Instructions to follow ->
Exactly retype the lines from the top of the data through the line containing "plt.rcParams['font.family'] = ['Open", leaving out every picture.

────────────────────────────────────────

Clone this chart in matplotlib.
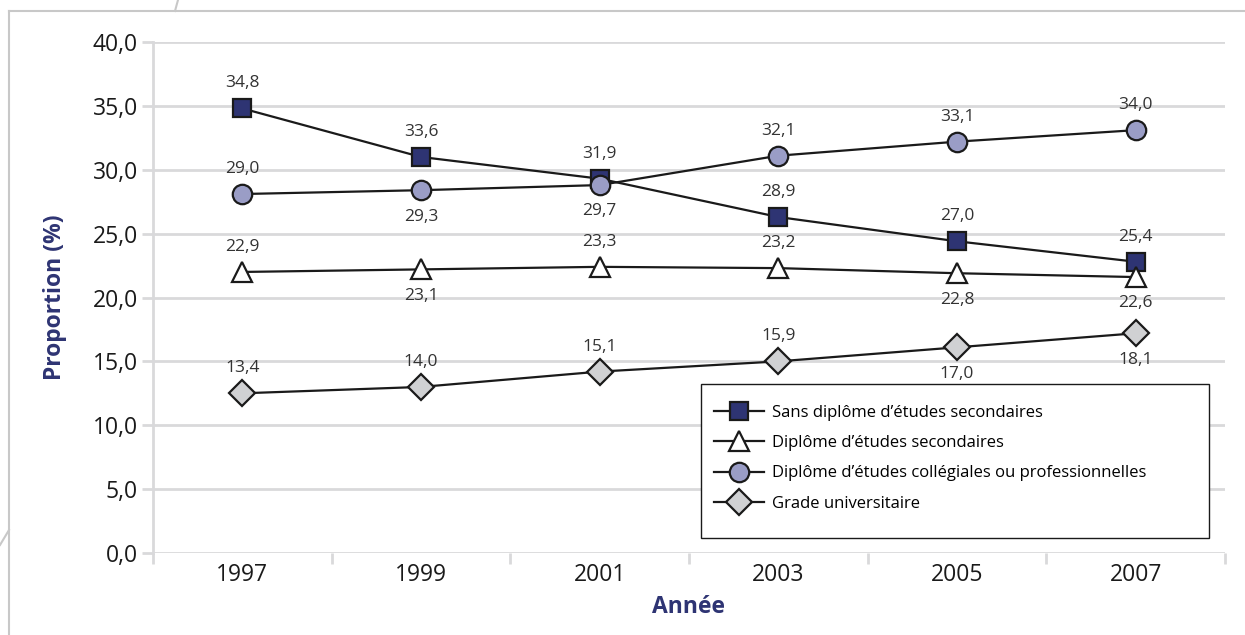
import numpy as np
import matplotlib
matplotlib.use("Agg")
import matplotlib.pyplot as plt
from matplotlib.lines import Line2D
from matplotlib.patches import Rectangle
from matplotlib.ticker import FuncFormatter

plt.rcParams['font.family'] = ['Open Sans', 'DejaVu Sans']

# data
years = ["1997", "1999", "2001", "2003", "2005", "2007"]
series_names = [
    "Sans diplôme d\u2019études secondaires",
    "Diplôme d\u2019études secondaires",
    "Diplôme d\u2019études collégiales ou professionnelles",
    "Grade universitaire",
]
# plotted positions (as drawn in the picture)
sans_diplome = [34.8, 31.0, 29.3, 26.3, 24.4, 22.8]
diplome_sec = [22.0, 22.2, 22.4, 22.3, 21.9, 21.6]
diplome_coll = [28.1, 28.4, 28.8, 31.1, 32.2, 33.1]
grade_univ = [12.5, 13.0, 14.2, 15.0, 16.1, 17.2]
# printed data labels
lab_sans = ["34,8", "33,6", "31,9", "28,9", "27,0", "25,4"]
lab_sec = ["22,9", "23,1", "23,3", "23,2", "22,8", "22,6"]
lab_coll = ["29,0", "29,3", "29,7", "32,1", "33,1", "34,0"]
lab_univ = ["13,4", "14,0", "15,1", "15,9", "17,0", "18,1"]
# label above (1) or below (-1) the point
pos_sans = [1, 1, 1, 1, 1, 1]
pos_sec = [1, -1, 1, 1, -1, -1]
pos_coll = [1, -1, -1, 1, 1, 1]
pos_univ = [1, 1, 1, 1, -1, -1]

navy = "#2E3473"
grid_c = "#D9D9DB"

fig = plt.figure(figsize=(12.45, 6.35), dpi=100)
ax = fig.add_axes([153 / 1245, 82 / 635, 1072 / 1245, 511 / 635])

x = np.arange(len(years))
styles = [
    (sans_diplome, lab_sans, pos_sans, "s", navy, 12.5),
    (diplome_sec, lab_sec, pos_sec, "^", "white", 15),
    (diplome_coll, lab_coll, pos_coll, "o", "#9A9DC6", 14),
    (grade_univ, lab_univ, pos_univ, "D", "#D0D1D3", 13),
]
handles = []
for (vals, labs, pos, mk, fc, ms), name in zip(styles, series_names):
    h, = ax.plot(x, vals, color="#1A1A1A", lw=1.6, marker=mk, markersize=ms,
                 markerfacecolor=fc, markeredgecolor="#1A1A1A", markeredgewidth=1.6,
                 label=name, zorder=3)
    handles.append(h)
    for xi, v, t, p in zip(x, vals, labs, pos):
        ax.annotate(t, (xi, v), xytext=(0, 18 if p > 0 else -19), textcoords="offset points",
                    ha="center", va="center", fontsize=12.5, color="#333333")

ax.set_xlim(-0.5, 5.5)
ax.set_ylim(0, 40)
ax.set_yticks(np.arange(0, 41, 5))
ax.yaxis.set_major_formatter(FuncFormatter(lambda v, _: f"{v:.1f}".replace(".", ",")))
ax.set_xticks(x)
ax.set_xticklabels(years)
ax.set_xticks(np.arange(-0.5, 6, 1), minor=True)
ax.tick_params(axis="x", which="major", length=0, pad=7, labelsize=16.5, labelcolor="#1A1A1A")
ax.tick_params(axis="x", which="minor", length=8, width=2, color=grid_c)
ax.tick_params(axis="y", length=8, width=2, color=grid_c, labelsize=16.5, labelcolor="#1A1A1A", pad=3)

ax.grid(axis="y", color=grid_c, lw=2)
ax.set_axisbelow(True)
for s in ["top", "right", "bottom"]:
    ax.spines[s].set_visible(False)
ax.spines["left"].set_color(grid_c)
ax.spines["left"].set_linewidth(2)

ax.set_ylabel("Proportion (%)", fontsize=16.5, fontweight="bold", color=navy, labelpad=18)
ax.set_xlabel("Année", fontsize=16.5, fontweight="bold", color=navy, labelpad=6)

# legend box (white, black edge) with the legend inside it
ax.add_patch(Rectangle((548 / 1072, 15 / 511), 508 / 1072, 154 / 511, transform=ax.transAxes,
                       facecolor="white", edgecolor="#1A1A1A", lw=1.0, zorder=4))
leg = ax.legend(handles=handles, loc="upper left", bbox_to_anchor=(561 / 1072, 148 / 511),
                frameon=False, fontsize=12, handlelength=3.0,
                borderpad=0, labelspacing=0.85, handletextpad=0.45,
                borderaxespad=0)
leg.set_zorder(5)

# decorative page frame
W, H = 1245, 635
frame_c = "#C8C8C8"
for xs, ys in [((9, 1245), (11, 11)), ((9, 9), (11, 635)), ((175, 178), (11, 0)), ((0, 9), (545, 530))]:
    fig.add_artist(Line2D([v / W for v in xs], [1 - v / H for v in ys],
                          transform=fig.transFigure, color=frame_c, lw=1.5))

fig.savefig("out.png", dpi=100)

────────────────────────────────────────

Response to the task ->
Clone this chart in matplotlib.
import numpy as np
import matplotlib
matplotlib.use("Agg")
import matplotlib.pyplot as plt
from matplotlib.lines import Line2D
from matplotlib.patches import Rectangle
from matplotlib.ticker import FuncFormatter

plt.rcParams['font.family'] = ['Open Sans', 'DejaVu Sans']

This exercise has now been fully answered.